According to Lucjusz Nadbereżny, president of Stalowa Wola, where one of the small nuclear reactors is to be built, this is a great opportunity for the city and the entire region, as it will help realise a new economic zone of 1,000 hectares dedicated to investors in industries requiring high-powered, stable and zero-emission electricity.


Heat makers

According to a report by the Polish Economic Institute (PIE), as well as producing energy for industry, SMRs’ greatest potential may lie in the production of system heat in the largest Polish agglomerations.
According to experts surveyed by the PIE, apart from producing electricity for industry, one of SMRs’ key roles will be producing system heat. According to 50% of the experts, SMRs will be used for this purpose before 2040. Meanwhile, 77% of the experts believe that they could even meet over 20% of demand for district heat in large urban agglomerations in the future.

Poland remains one of the EU countries with the most developed district heating system. More than 40% of the 13.5 million households in Poland are connected to the heating network. It is also responsible for around a quarter of all the heat generated (including in industry).

Of the 53.5 GW of installed capacity in heating networks, coal remains the key fuel (71% of total fuel consumption; around 14.5 million tons per year).

One of the cities that could benefit significantly from the use of SMRs in the decarbonization of heating is Warsaw. In 2020, demand for system heat in the Polish capital amounted to 8.9 TWh; of this, 90.7% was produced by heating plants that use hard coal.

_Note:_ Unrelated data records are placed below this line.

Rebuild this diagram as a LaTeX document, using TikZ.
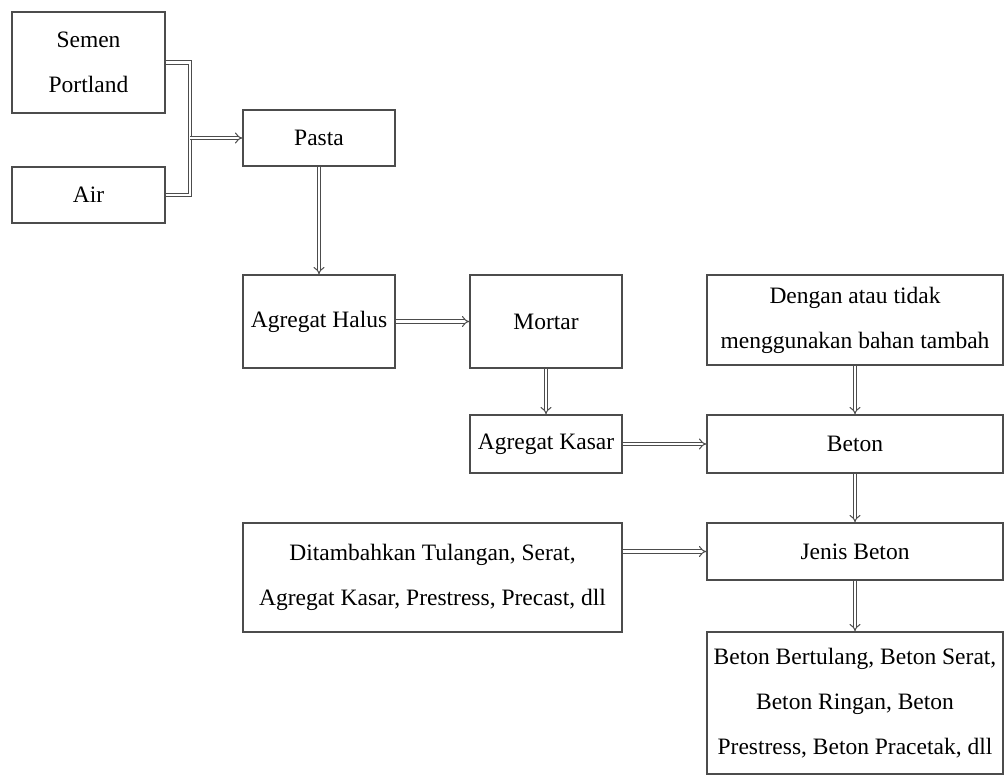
\documentclass[tikz,border=0pt]{standalone}
\usepackage{fontspec}
\setmainfont{Liberation Serif}
\usetikzlibrary{arrows.meta}
\begin{document}
\begin{tikzpicture}[x=1pt,y=-1pt,
  box/.style={draw=black!70, line width=1.3pt, fill=white, align=center, inner sep=2pt,
    font=\fontsize{23.5}{45}\selectfont},
  flow/.style={draw=black!70, line width=1pt, double=white, double distance=2.8pt,
    -{Implies[scale=1.8]}},
  link/.style={draw=black!70, line width=1pt, double=white, double distance=2.8pt}]
\useasboundingbox (0,0) rectangle (1007,776);
\node[box, minimum width=153pt, minimum height=101pt] (sp) at (88.5,62.5) {Semen\\Portland};
\node[box, minimum width=153pt, minimum height=56pt] (air) at (88.5,195) {Air};
\node[box, minimum width=152pt, minimum height=56pt] (pasta) at (319,138) {Pasta};
\node[box, minimum width=152pt, minimum height=93pt] (ah) at (319,321.5) {Agregat Halus};
\node[box, minimum width=152pt, minimum height=93pt] (mortar) at (546,321.5) {Mortar};
\node[box, minimum width=152pt, minimum height=58pt] (ak) at (546,444) {Agregat Kasar};
\node[box, minimum width=296pt, minimum height=90pt] (dengan) at (855,320) {Dengan atau tidak\\menggunakan bahan tambah};
\node[box, minimum width=296pt, minimum height=58pt] (beton) at (855,444) {Beton};
\node[box, minimum width=379pt, minimum height=109pt] (dt) at (432.5,577.5) {Ditambahkan Tulangan, Serat,\\Agregat Kasar, Prestress, Precast, dll};
\node[box, minimum width=296pt, minimum height=57pt] (jb) at (855,551.5) {Jenis Beton};
\node[box, minimum width=296pt, minimum height=142pt] (bb) at (855,703) {Beton Bertulang, Beton Serat,\\Beton Ringan, Beton\\Prestress, Beton Pracetak, dll};
\coordinate (j) at (190,138);
\draw[link] (sp.east) -| (j);
\draw[link] (air.east) -| (j);
\draw[flow] (j) -- (pasta.west);
\draw[flow] (pasta.south) -- (ah.north);
\draw[flow] (ah.east) -- (mortar.west);
\draw[flow] (mortar.south) -- (ak.north);
\draw[flow] (ak.east) -- (beton.west);
\draw[flow] (dengan.south) -- (beton.north);
\draw[flow] (beton.south) -- (jb.north);
\draw[flow] (dt.east |- jb.west) -- (jb.west);
\draw[flow] (jb.south) -- (bb.north);
\end{tikzpicture}
\end{document}
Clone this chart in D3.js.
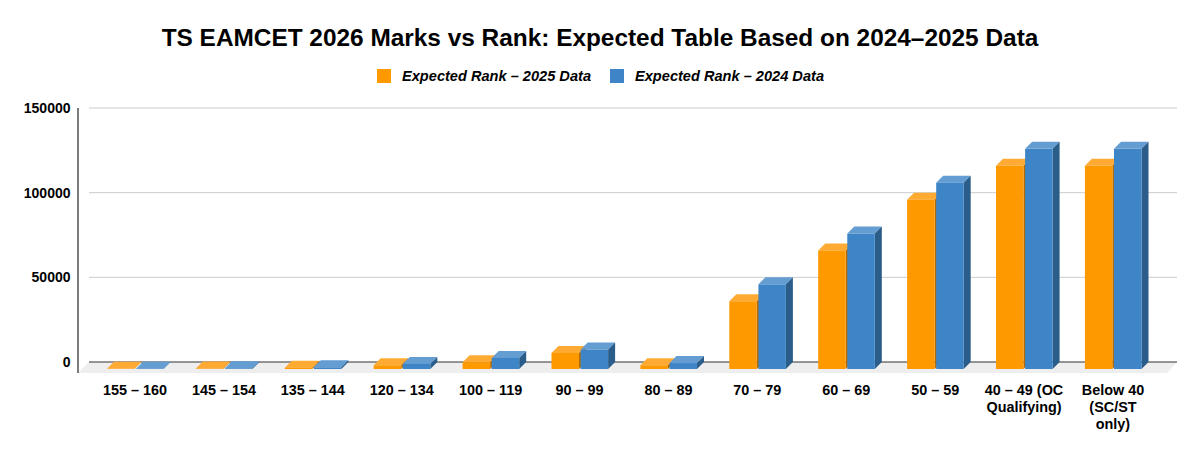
<!DOCTYPE html>
<html>
<head>
<meta charset="utf-8">
<script src="https://cdn.jsdelivr.net/npm/d3@7"></script>
<style>
  body { margin: 0; background: #fff; }
  text { font-family: "Liberation Sans", Arial, sans-serif; fill: #000; }
</style>
</head>
<body>
<script>
const categories = ['155 – 160', '145 – 154', '135 – 144', '120 – 134', '100 – 119', '90 – 99',
  '80 – 89', '70 – 79', '60 – 69', '50 – 59', '40 – 49 (OC Qualifying)', 'Below 40 (SC/ST only)']
const rank2025 = [100, 300, 800, 2200, 4000, 9500, 2200, 40000, 70000, 100000, 120000, 120000]
const rank2024 = [200, 400, 1000, 3000, 6500, 11500, 3500, 50000, 80000, 110000, 130000, 130000]
const seriesNames = ['Expected Rank – 2025 Data', 'Expected Rank – 2024 Data']
const yTicks = [0, 50000, 100000, 150000]
const colors = [
  { front: '#ff9900', top: '#ffab33', side: '#b36b00' },
  { front: '#3d85c6', top: '#649dd1', side: '#2b5d8a' }
]

let width = 1200
let height = 455
// 3d offset of the back wall
let depthX = 7
let depthY = 7
let barWidth = 27.5

let svg = d3.select('body').append('svg')
  .attr('width', width)
  .attr('height', height)

svg.append('text')
  .attr('x', 600)
  .attr('y', 46)
  .attr('text-anchor', 'middle')
  .style('font-size', '24.4px')
  .style('font-weight', 'bold')
  .text('TS EAMCET 2026 Marks vs Rank: Expected Table Based on 2024–2025 Data')

/* Legend */
let legendX = [377, 610]
seriesNames.forEach((name, i) => {
  svg.append('rect')
    .attr('x', legendX[i])
    .attr('y', 69)
    .attr('width', 14)
    .attr('height', 14)
    .style('fill', colors[i].front)
  svg.append('text')
    .attr('x', legendX[i] + 25)
    .attr('y', 81)
    .style('font-size', '14.6px')
    .style('font-weight', 'bold')
    .style('font-style', 'italic')
    .text(name)
})

/* Scales, y is the back wall */
let yScale = d3.scaleLinear().domain([0, 150000]).range([362, 108])
let xScale = d3.scaleBand().domain(categories).range([89.6, 1156.4])
let xInner = d3.scaleBand().domain(seriesNames).range([17.4, 75.6])

/* Floor and left wall */
svg.append('path')
  .attr('d', d3.line()([[89, 362], [1177, 362], [1167, 373], [78, 373]]))
  .style('fill', '#eeeeee')

yTicks.forEach(t => {
  svg.append('line')
    .attr('x1', 89)
    .attr('x2', 1177)
    .attr('y1', yScale(t))
    .attr('y2', yScale(t))
    .style('stroke', t === 0 ? '#333333' : '#cccccc')
    .style('stroke-width', '1px')
  svg.append('text')
    .attr('x', 70.5)
    .attr('y', yScale(t) + 5)
    .attr('text-anchor', 'end')
    .style('font-size', '14px')
    .style('font-weight', 'bold')
    .text(t)
})

svg.append('line')
  .attr('x1', 78)
  .attr('x2', 78)
  .attr('y1', yScale(150000))
  .attr('y2', 373)
  .style('stroke', '#444444')
  .style('stroke-width', '1.4px')

/* Bars */
let baseY = yScale(0) + depthY
let line = d3.line()
categories.forEach((cat, c) => {
  let barGroup = svg.append('g').attr('class', 'barGroup')
  ;[rank2025, rank2024].forEach((values, s) => {
    let x0 = xScale(cat) + xInner(seriesNames[s])
    let x1 = x0 + barWidth
    let yTop = yScale(values[c]) + depthY
    barGroup.append('path')
      .attr('d', line([[x0, yTop], [x0 + depthX, yTop - depthY], [x1 + depthX, yTop - depthY], [x1, yTop]]) + 'Z')
      .style('fill', colors[s].top)
    barGroup.append('path')
      .attr('d', line([[x1, yTop], [x1 + depthX, yTop - depthY], [x1 + depthX, baseY - depthY], [x1, baseY]]) + 'Z')
      .style('fill', colors[s].side)
    barGroup.append('rect')
      .attr('x', x0)
      .attr('y', yTop)
      .attr('width', barWidth)
      .attr('height', baseY - yTop)
      .style('fill', colors[s].front)
  })
})

/* Category labels, wrapped by hand to the width of a band */
let labelLines = {
  '40 – 49 (OC Qualifying)': ['40 – 49 (OC', 'Qualifying)'],
  'Below 40 (SC/ST only)': ['Below 40', '(SC/ST', 'only)']
}
categories.forEach(cat => {
  let rows = labelLines[cat] || [cat]
  rows.forEach((row, i) => {
    svg.append('text')
      .attr('x', xScale(cat) + xScale.bandwidth() / 2 + 1)
      .attr('y', 394.5 + i * 17)
      .attr('text-anchor', 'middle')
      .style('font-size', '14.4px')
      .style('font-weight', 'bold')
      .text(row)
  })
})
</script>
</body>
</html>
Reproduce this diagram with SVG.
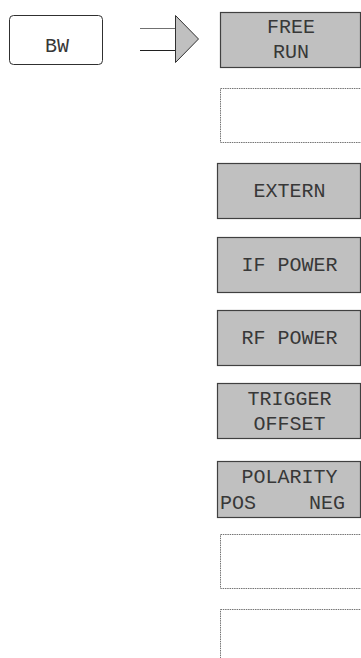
<svg xmlns="http://www.w3.org/2000/svg" width="361" height="658" viewBox="0 0 361 658">
<style>
.key{fill:#c0c0c0;stroke:#404040;stroke-width:1.2}
.empty{fill:#ffffff;stroke:#505050;stroke-width:0.8;stroke-dasharray:1.5 0.8}
.bw{fill:#ffffff;stroke:#303030;stroke-width:1}
text{font-family:"Liberation Mono","Courier New",monospace;font-size:20px;fill:#383838;text-anchor:middle}
</style>
<rect width="361" height="658" fill="#ffffff"/>
<g id="bw">
<rect class="bw" x="9.5" y="15.5" width="93" height="49" rx="4"/>
<text x="57" y="52">BW</text>
</g>
<g id="connectors">
<line x1="140" y1="28.5" x2="176" y2="28.5" stroke="#707070" stroke-width="1"/>
<line x1="140" y1="50.5" x2="176" y2="50.5" stroke="#202020" stroke-width="1"/>
<polygon points="175.5,15.5 198.5,39 175.5,62.5" fill="#c0c0c0" stroke="#303030" stroke-width="1"/>
</g>
<g id="free-run">
<rect class="key" x="220.5" y="12.5" width="140" height="55"/>
<text x="291" y="33">FREE</text>
<text x="291" y="58">RUN</text>
</g>
<g id="empty1">
<rect class="empty" x="220.5" y="88.5" width="145" height="54"/>
</g>
<g id="extern">
<rect class="key" x="217.5" y="163.5" width="143" height="55"/>
<text x="289.5" y="197">EXTERN</text>
</g>
<g id="if-power">
<rect class="key" x="217.5" y="237.5" width="143" height="55"/>
<text x="289.5" y="271">IF POWER</text>
</g>
<g id="rf-power">
<rect class="key" x="217.5" y="310.5" width="143" height="55"/>
<text x="289.5" y="344">RF POWER</text>
</g>
<g id="trigger-offset">
<rect class="key" x="217.5" y="383.5" width="143" height="55"/>
<text x="289.5" y="405">TRIGGER</text>
<text x="289.5" y="430">OFFSET</text>
</g>
<g id="polarity">
<rect class="key" x="217.5" y="461.5" width="143" height="56"/>
<text x="289.5" y="483">POLARITY</text>
<text x="238" y="509">POS</text>
<text x="327" y="509">NEG</text>
</g>
<g id="empty2">
<rect class="empty" x="220.5" y="534.5" width="145" height="54"/>
</g>
<g id="empty3">
<rect class="empty" x="220.5" y="609.5" width="145" height="60"/>
</g>
</svg>
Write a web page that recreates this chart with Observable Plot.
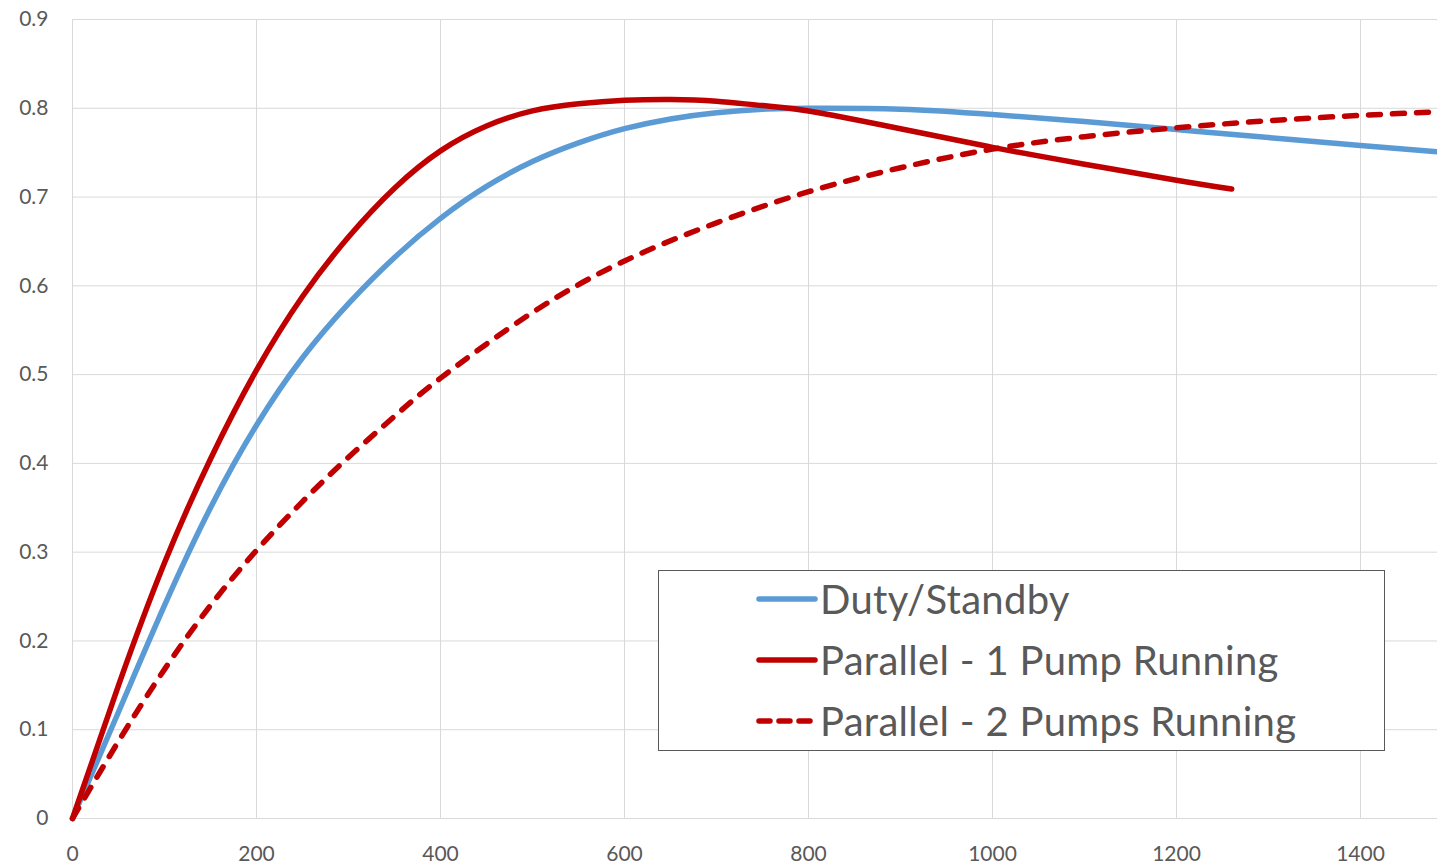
<!DOCTYPE html>
<html>
<head>
<meta charset="utf-8">
<script src="https://cdn.jsdelivr.net/npm/d3@7"></script>
<script src="https://cdn.jsdelivr.net/npm/@observablehq/plot@0.6"></script>
<style>
  html, body { margin: 0; padding: 0; background: #fff; }
  #wrap { position: relative; width: 1437px; height: 867px; overflow: hidden; font-family: Lato, "Open Sans", sans-serif; }
  #legend { position: absolute; left: 658px; top: 570px; width: 727px; height: 181px; border: 1.5px solid #595959; background: #fff; box-sizing: border-box; }
  .item { position: absolute; left: 97px; height: 44px; display: flex; align-items: center; font-size: 40px; letter-spacing: 0.3px; color: #595959; white-space: nowrap; }
  .item svg { margin-right: 2px; }
</style>
</head>
<body>
<div id="wrap"></div>
<script>
// ---- Data ----
const seriesNames = ["Duty/Standby", "Parallel - 1 Pump Running", "Parallel - 2 Pumps Running"];

const dutyX = [0, 50, 100, 150, 200, 250, 300, 350, 400, 450, 500, 550, 600, 650, 700, 750, 800, 900, 1000, 1100, 1200, 1300, 1400, 1484];
const dutyY = [0, 0.120, 0.240, 0.350, 0.443, 0.519, 0.580, 0.632, 0.676, 0.712, 0.740, 0.761, 0.777, 0.788, 0.795, 0.799, 0.800, 0.799, 0.793, 0.785, 0.776, 0.767, 0.758, 0.751];

const onePumpX = [0, 50, 100, 150, 200, 250, 300, 350, 400, 450, 500, 550, 600, 650, 700, 750, 800, 900, 1000, 1100, 1200, 1260];
const onePumpY = [0, 0.150, 0.288, 0.405, 0.505, 0.588, 0.655, 0.710, 0.752, 0.780, 0.797, 0.805, 0.809, 0.810, 0.808, 0.803, 0.797, 0.777, 0.756, 0.737, 0.719, 0.709];

const twoPumpX = [0, 50, 100, 150, 200, 250, 300, 350, 400, 500, 600, 700, 800, 900, 1000, 1100, 1200, 1300, 1400, 1484];
const twoPumpY = [0, 0.087, 0.168, 0.240, 0.302, 0.357, 0.407, 0.453, 0.496, 0.570, 0.628, 0.671, 0.706, 0.733, 0.754, 0.768, 0.778, 0.786, 0.792, 0.796];

const xTicks = [0, 200, 400, 600, 800, 1000, 1200, 1400];
const yTicks = [0, 0.1, 0.2, 0.3, 0.4, 0.5, 0.6, 0.7, 0.8, 0.9];
const yTickLabels = ["0", "0.1", "0.2", "0.3", "0.4", "0.5", "0.6", "0.7", "0.8", "0.9"];

const colors = ["#5B9BD5", "#C00000", "#C00000"];
const dashes = [null, null, "12,12"];

// ---- Build rows ----
const toRows = (xs, ys, name) => xs.map((x, i) => ({x, y: ys[i], series: name}));
const duty = toRows(dutyX, dutyY, seriesNames[0]);
const one = toRows(onePumpX, onePumpY, seriesNames[1]);
const two = toRows(twoPumpX, twoPumpY, seriesNames[2]);

const grid = "#d9d9d9";
const chart = Plot.plot({
  width: 1437,
  height: 867,
  marginLeft: 72,
  marginRight: 0,
  marginTop: 19,
  marginBottom: 49,
  style: { fontFamily: "Lato, 'Open Sans', sans-serif", fontSize: "21px", color: "#595959", background: "#fff" },
  x: { domain: [0, 1483.7], ticks: xTicks },
  y: { domain: [0, 0.9], ticks: yTicks },
  marks: [
    Plot.gridX(xTicks, { stroke: grid, strokeOpacity: 1, strokeWidth: 1 }),
    Plot.gridY(yTicks, { stroke: grid, strokeOpacity: 1, strokeWidth: 1 }),
    Plot.axisX(xTicks, { tickSize: 0, tickPadding: 28, fill: "#595959", fontSize: 21, label: null,
      tickFormat: d => String(d) }),
    Plot.axisY(yTicks, { tickSize: 0, tickPadding: 24, fill: "#595959", fontSize: 21, label: null,
      tickFormat: d => yTickLabels[yTicks.indexOf(d)] }),
    Plot.line(duty, { x: "x", y: "y", stroke: colors[0], strokeWidth: 5.5, curve: "natural", strokeLinecap: "round" }),
    Plot.line(two, { x: "x", y: "y", stroke: colors[2], strokeWidth: 5.5, curve: "natural", strokeDasharray: dashes[2], strokeLinecap: "round" }),
    Plot.line(one, { x: "x", y: "y", stroke: colors[1], strokeWidth: 5.5, curve: "natural", strokeLinecap: "round" })
  ]
});

const wrap = document.getElementById("wrap");
wrap.appendChild(chart);

// ---- Legend ----
const legend = document.createElement("div");
legend.id = "legend";
const tops = [6, 67, 128];
seriesNames.forEach((name, i) => {
  const item = document.createElement("div");
  item.className = "item";
  item.style.top = tops[i] + "px";
  const dash = dashes[i] ? `stroke-dasharray="11,9"` : "";
  item.innerHTML = `<svg width="62" height="10"><line x1="3" y1="5" x2="59" y2="5" stroke="${colors[i]}" stroke-width="5.5" stroke-linecap="round" ${dash}/></svg><span>${name}</span>`;
  legend.appendChild(item);
});
wrap.appendChild(legend);
</script>
</body>
</html>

In the future, the demand for heating in Warsaw could even exceed 14 TWh. Installing three reactors with a capacity of 900 MWt (300 MWe) in the network could meet up to 81% of Warsaw’s annual heating demand in 2040 in the cogeneration model, while boosting electricity production in the months when demand for heating falls, the report notes.

Public support for using the latest nuclear technologies to generate electricity in Poland is at 84%, the highest result among the countries surveyed. This is 15% higher than in France and Sweden (69% support) and 23% higher than in the US.

Orlen Synthos Green Energy to get US financing

Orlen Synthos Green Energy (OSGE) will receive financing from the US Department of State to accelerate the project to build small nuclear reactors in Poland, John Kerry, the US President’s special envoy for climate, announced in September.

As Kerry explained during the Three Seas Initiative Summit in Bucharest, support will come from the US “Phoenix” project, which aims to support the development of SMRs in Central Europe, in particular projects to build small nuclear reactors in locations related to conventional energy.

Poland, the Czech Republic and Slovakia will receive funds under the program. The SMR technology implemented by OSGE in Poland is BWRX-300 developed by GE Hitachi Nuclear Energy. Kerry did not provide support amounts. “Phoenix” will finance the preparation of project feasibility studies.

“The decision of the US authorities to co-finance the program for the construction of ORLEN Synthos Green Energy small nuclear reactors from the Phoenix project will contribute to the development of Polish-American technological cooperation and strengthen the country’s energy security. The growing coalition of partners supporting our program proves it has a strong business foundation. Obtaining additional funds will facilitate the effective implementation of this innovative project, the goal of which is clean and affordable energy for our customers,” said Daniel Obajtek, President of the Management Board of Orlen.